Though I do not have quite the task that my grandfather does in my own life, I still try to pattern my own actions after his. I take my responsibility as an older sister, seriously. By caring for my younger siblings, they feel loved. When I babysit them, I check that they complete their homework, are fed and bathed, and go to bed at the proper time. Showing responsibility for the safety of others actively demonstrates that you care for them and love them. Often, it is the members in our own family who we ignore or treat unkindly. Yet, if we start by serving our own family, our foundation gets strengthened and we will be able and willing to recognize those within our own community who also need help.

Citizenship, in addition to responsibility and integrity, is an important trait that should come to mind when character is discussed. It is the idea of being present and active in the community, being conscious of the laws and regulations, and helping the less fortunate. It is largely about service to the community. After helping one’s family, this is the next step to “be the change”. Recognize the quiet, helpless within our family and community, and then start loving them through actions.

Many believe that “be the change” is about forcing others into action. However, change cannot happen overnight. Forcing others to comply with “be the change” smacks of selfish behavior, as it seems devoid of true depth of purpose. A person with character leads by example, without calling attention to himself. Citizenship is important, and small steps in humble service to others will lead to a stronger character and more active participation in the future.

Thus, the only real way to “be the change” is by changing hearts in the community. I have learned the value of giving time to others, and spending less time on myself. If hearts are not changed, and there are no modifications in spirit, then things will largely stay the same. This is why a real change of heart is important. As human beings, we are inherently good. We want to be the best we can, and we want to help others. However, we often find excuses not to do so. Whether it is time, work, money, or something else, there is always an obstacle in the way of us and change.

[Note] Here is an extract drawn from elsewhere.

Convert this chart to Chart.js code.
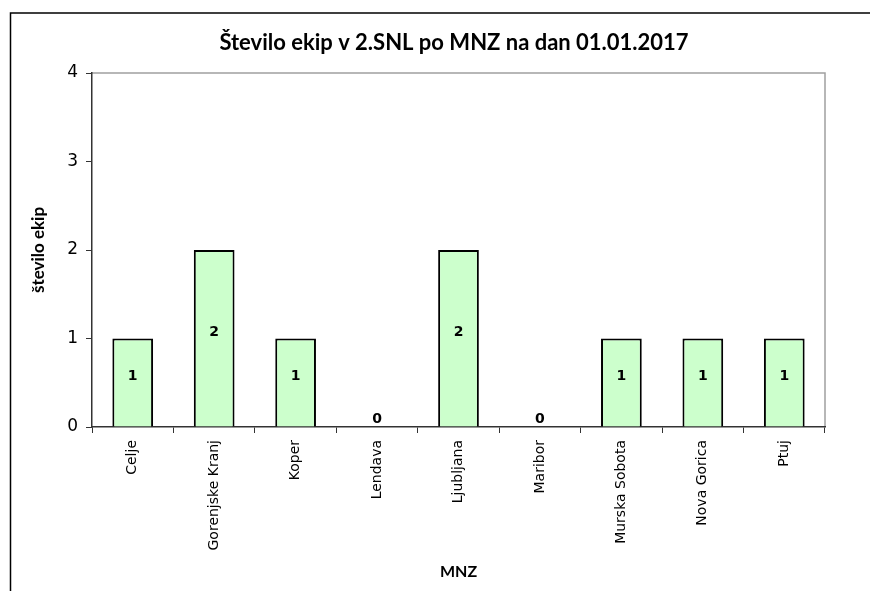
<!DOCTYPE html>
<html>
<head>
    <title>Število ekip v 2.SNL</title>
    <script src="https://cdn.jsdelivr.net/npm/chart.js"></script>
    <style>
        body { margin: 0; background: #fff; overflow: hidden; }
        #wrap { width: 870px; height: 591px; }
    </style>
</head>
<body>
    <div id="wrap"><canvas id="grafEkip" width="870" height="591"></canvas></div>
    <script>
        // podatki
        const mnz = ['Celje', 'Gorenjske Kranj', 'Koper', 'Lendava', 'Ljubljana', 'Maribor', 'Murska Sobota', 'Nova Gorica', 'Ptuj'];
        const steviloEkip = [1, 2, 1, 0, 2, 0, 1, 1, 1];
        const naslov = 'Število ekip v 2.SNL po MNZ na dan 01.01.2017';

        // okvir slike, naslov + siv rob risalne ploskve
        const okvir = {
            id: 'okvir',
            beforeDraw(chart) {
                const ctx = chart.ctx;
                const a = chart.chartArea;
                ctx.save();
                ctx.fillStyle = '#fff';
                ctx.fillRect(0, 0, chart.width, chart.height);
                ctx.strokeStyle = '#000';
                ctx.lineWidth = 1.5;
                ctx.beginPath();
                ctx.moveTo(10.5, chart.height);
                ctx.lineTo(10.5, 13);
                ctx.lineTo(chart.width, 13);
                ctx.stroke();
                ctx.strokeStyle = '#a0a0a0';
                ctx.beginPath();
                ctx.moveTo(a.left, a.top);
                ctx.lineTo(a.right, a.top);
                ctx.lineTo(a.right, a.bottom);
                ctx.stroke();
                // naslov
                ctx.fillStyle = '#000';
                ctx.font = 'bold 22px Lato';
                ctx.textAlign = 'center';
                ctx.textBaseline = 'middle';
                ctx.fillText(naslov, 454, 43);
                ctx.restore();
            }
        };

        // oznake vrednosti v stolpcih
        const oznake = {
            id: 'oznake',
            afterDatasetsDraw(chart) {
                const ctx = chart.ctx;
                const meta = chart.getDatasetMeta(0);
                ctx.save();
                ctx.font = 'bold 14px "DejaVu Sans"';
                ctx.fillStyle = '#000';
                ctx.textAlign = 'center';
                ctx.textBaseline = 'middle';
                meta.data.forEach((bar, i) => {
                    const v = chart.data.datasets[0].data[i];
                    const y = v === 0 ? bar.base - 8 : (bar.y + bar.base) / 2 - 6;
                    ctx.fillText(String(v), bar.x, y);
                });
                ctx.restore();
            }
        };

        const ctx = document.getElementById('grafEkip').getContext('2d');
        new Chart(ctx, {
            type: 'bar',
            data: {
                labels: mnz,
                datasets: [{
                    data: steviloEkip,
                    backgroundColor: '#ccffcc',
                    borderColor: '#000',
                    borderWidth: 2,
                    categoryPercentage: 1,
                    barPercentage: 0.5
                }]
            },
            plugins: [okvir, oznake],
            options: {
                responsive: false,
                animation: false,
                layout: { padding: { left: 0, right: 45, top: 73, bottom: 0 } },
                plugins: {
                    legend: { display: false },
                    tooltip: { enabled: false },
                    title: { display: false }
                },
                scales: {
                    x: {
                        afterFit: s => { s.height = 164; },
                        grid: { drawOnChartArea: false, offset: true, tickLength: 6, color: '#333', lineWidth: 1 },
                        border: { color: '#333', width: 1.5 },
                        ticks: {
                            color: '#000',
                            font: { family: 'DejaVu Sans', size: 14 },
                            minRotation: 90,
                            maxRotation: 90,
                            padding: 7,
                            autoSkip: false
                        },
                        title: {
                            display: true,
                            text: 'MNZ',
                            color: '#000',
                            font: { family: 'Lato', size: 16, weight: 'bold' },
                            padding: { top: 0, bottom: 10 }
                        }
                    },
                    y: {
                        min: 0,
                        max: 4,
                        afterFit: s => { s.width = 92; },
                        grid: { drawOnChartArea: false, tickLength: 6, color: '#333', lineWidth: 1 },
                        border: { color: '#333', width: 1.5 },
                        ticks: {
                            stepSize: 1,
                            color: '#000',
                            font: { family: 'DejaVu Sans', size: 17 },
                            padding: 8
                        },
                        title: {
                            display: true,
                            text: 'število ekip',
                            color: '#000',
                            font: { family: 'Lato', size: 17, weight: 'bold' },
                            padding: { top: 28, bottom: 0 }
                        }
                    }
                }
            }
        });
    </script>
</body>
</html>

By taking an active role in our own family and community, we will be able to show others how to change, and one by one, hearts will be transformed. It is more than just “being the change” in high school. Only by helping others, can we really be transformed ourselves. Integrity, responsibility and citizenship must be exemplified through my own actions before I will be seen as a positive role model, and as one that has the ability to change the hearts of others. If hearts are changed, character is built, and love takes over the spirit of a community.